I came to recognize that my inheritance was the key to finding the answers to those questions. Your legacy is not the survival mentality and actions that have rippled through our family for generations, but my willingness to use the privilege and opportunity you gave me to find the truth of myself beyond them.

My terror that I would be just like you caused me to surface what needed to be healed in me, to heal our lineage, from this choice-making and decisions based in a survival mentality, and win-lose dynamics, perpetuating an economic reality in which there could only be winners and losers.

I learned to tell the truth, to trust my heart, to only create from a place of win/win and ultimately to thrive — not from need or greed, but from a desire to give everything I could — in service to creating what Charles Eisenstein calls and I have seen as the more beautiful world our hearts know is possible.

Thanks to you, I know that compassion is the key that will shift the trajectory of humanity.

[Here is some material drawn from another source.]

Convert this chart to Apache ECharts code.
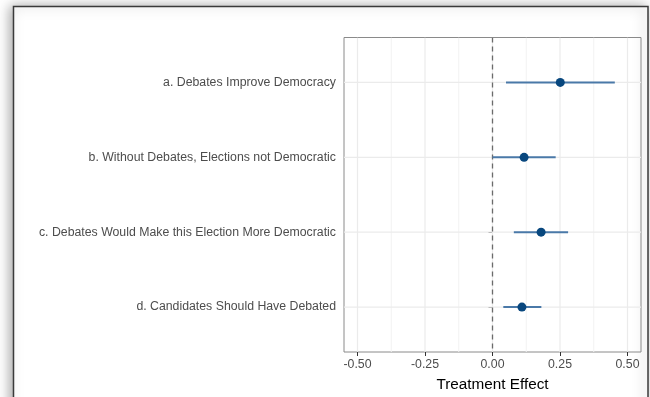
<!DOCTYPE html>
<html><head><meta charset="utf-8">
<script src="https://cdn.jsdelivr.net/npm/echarts@6/dist/echarts.min.js"></script>
<style>html,body{margin:0;padding:0;background:#fff}#c{width:650px;height:397px}</style>
</head><body><div id="c"></div>
<script>
const categories = [
  'a. Debates Improve Democracy',
  'b. Without Debates, Elections not Democratic',
  'c. Debates Would Make this Election More Democratic',
  'd. Candidates Should Have Debated'
];
const rowPositions = [1, 2, 3, 4];
const estimates = [0.251, 0.117, 0.180, 0.109];
const lowerCI = [0.050, 0.000, 0.079, 0.040];
const upperCI = [0.453, 0.234, 0.280, 0.181];
const xMajorTicks = [-0.5, -0.25, 0, 0.25, 0.5];
const xMinorTicks = [-0.375, -0.125, 0.125, 0.375];
const xLimits = [-0.55, 0.55];
const yLimits = [0.4, 4.6];
const refLine = [0];
const xTitle = 'Treatment Effect';

const FONT = 'Liberation Sans, Arial, Helvetica, sans-serif';
const chart = echarts.init(document.getElementById('c'), null, {renderer: 'canvas'});

function vLines(color, width, dash) {
  return function (params, api) {
    const x = api.value(0);
    const p1 = api.coord([x, yLimits[0]]);
    const p2 = api.coord([x, yLimits[1]]);
    return {type: 'line', shape: {x1: p1[0], y1: p1[1], x2: p2[0], y2: p2[1]},
      style: {stroke: color, lineWidth: width, lineDash: dash || null}};
  };
}
function hLines(color, width) {
  return function (params, api) {
    const y = api.value(0);
    const p1 = api.coord([xLimits[0], y]);
    const p2 = api.coord([xLimits[1], y]);
    return {type: 'line', shape: {x1: p1[0], y1: p1[1], x2: p2[0], y2: p2[1]},
      style: {stroke: color, lineWidth: width}};
  };
}

const option = {
  animation: false,
  backgroundColor: '#fff',
  graphic: [{
    type: 'rect', z: -100, silent: true,
    shape: {x: 13.5, y: 6.5, width: 634.5, height: 430},
    style: {fill: '#fff', stroke: '#3a3a3a', lineWidth: 1.5,
      shadowBlur: 12, shadowColor: 'rgba(0,0,0,0.35)', shadowOffsetX: -3, shadowOffsetY: 0}
  }],
  grid: {left: 344, right: 9, top: 37.5, bottom: 44, show: true,
    borderColor: '#8a8a8a', borderWidth: 1, backgroundColor: 'transparent', containLabel: false},
  xAxis: {
    type: 'value', min: xLimits[0], max: xLimits[1],
    axisLine: {show: false},
    axisTick: {show: true, customValues: xMajorTicks, length: 4, lineStyle: {color: '#333', width: 1}},
    axisLabel: {customValues: xMajorTicks, formatter: v => v.toFixed(2), color: '#4d4d4d',
      fontSize: 12.3, fontFamily: FONT, margin: 7},
    splitLine: {show: false},
    name: xTitle, nameLocation: 'middle', nameGap: 25,
    nameTextStyle: {color: '#000', fontSize: 15.3, fontFamily: FONT}
  },
  yAxis: {
    type: 'value', inverse: true, min: yLimits[0], max: yLimits[1],
    axisLine: {show: false},
    axisTick: {show: true, customValues: rowPositions, length: 4, lineStyle: {color: '#333', width: 1}},
    axisLabel: {customValues: rowPositions, formatter: v => categories[Math.round(v) - 1] || '',
      color: '#4d4d4d', fontSize: 12.3, fontFamily: FONT, margin: 8},
    splitLine: {show: false}
  },
  series: [
    {type: 'custom', z: 1, silent: true, clip: true, data: xMinorTicks.map(v => [v]),
      encode: {x: 0}, renderItem: vLines('#f2f2f2', 1)},
    {type: 'custom', z: 1, silent: true, clip: true, data: xMajorTicks.map(v => [v]),
      encode: {x: 0}, renderItem: vLines('#ebebeb', 1.2)},
    {type: 'custom', z: 1, silent: true, clip: true, data: rowPositions.map(v => [v]),
      encode: {y: 0}, renderItem: hLines('#ebebeb', 1.2)},
    {type: 'custom', z: 3, silent: true, data: refLine.map(v => [v]),
      encode: {x: 0}, renderItem: vLines('#6b6b6b', 1.3, [5, 4])},
    {type: 'custom', z: 4, silent: true,
      data: rowPositions.map((p, i) => [lowerCI[i], upperCI[i], p]),
      encode: {x: [0, 1], y: 2},
      renderItem: function (params, api) {
        const a = api.coord([api.value(0), api.value(2)]);
        const b = api.coord([api.value(1), api.value(2)]);
        return {type: 'line', shape: {x1: a[0], y1: a[1], x2: b[0], y2: b[1]},
          style: {stroke: '#4a79a8', lineWidth: 2}};
      }},
    {type: 'scatter', z: 5, silent: true, symbol: 'circle', symbolSize: 9,
      itemStyle: {color: '#08477e', opacity: 1},
      data: rowPositions.map((p, i) => [estimates[i], p])}
  ]
};
chart.setOption(option);
</script></body></html>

Compassion for ourselves, and the inherited belief patterns that are so hard to see, and digest, and forgive and heal.

Compassion for others who may have forgotten who they are, why they are here, and what’s theirs to do, and still be playing out the old ways.

Compassion for the pain that you and so many others suffer when choices are made based in fear, instead of love.

I honor you for the pain you must have suffered to be living so out of alignment and out of integrity with your own truth.

And, in this honoring of you, I serve others to see how their own inheritance of survival is playing out, to know and appreciate their privilege — even if it was created from a lineage of harm — and to accept the opportunity and responsibility to heal so we can create a future in which we can all thrive together.

So it turns out I did inherit a lot from you dad, and that, yes, you were and still are my hero. I may have never acknowledged that before, so today I do. Thank you. I love you.

With love, Alexis

Writing and Re-Writing in Vancouver, preparing for the shoot

Through the creative process, Adam asked me to edit down what I wrote twice, shortening it each time, for the sake of the length of the video and to take out any words of intellect, keeping just the emotion.

I deeply appreciate the thought and care that Adam, Ryan and Matthew brought to the creative process. I’m still amazed at what they were able to pull through me in such a short time. And how integral they were to my seeing that it was time to take my name.

What was perhaps lost in the editing process was the fullness of the understanding of inheritance, legacy, privilege and responsibility. And the questions and reconciliation I believe many of us are going through today. I hope both the video and the written words that originally came through serve you to look at these questions in your self.

So today, I say a full yes to my lineage, to my inheritance, to the legacy I am creating, and the work I am here to do in the world. Welcome, Alexis Katz.

Immense gratitude to all those who have played a role in this becoming.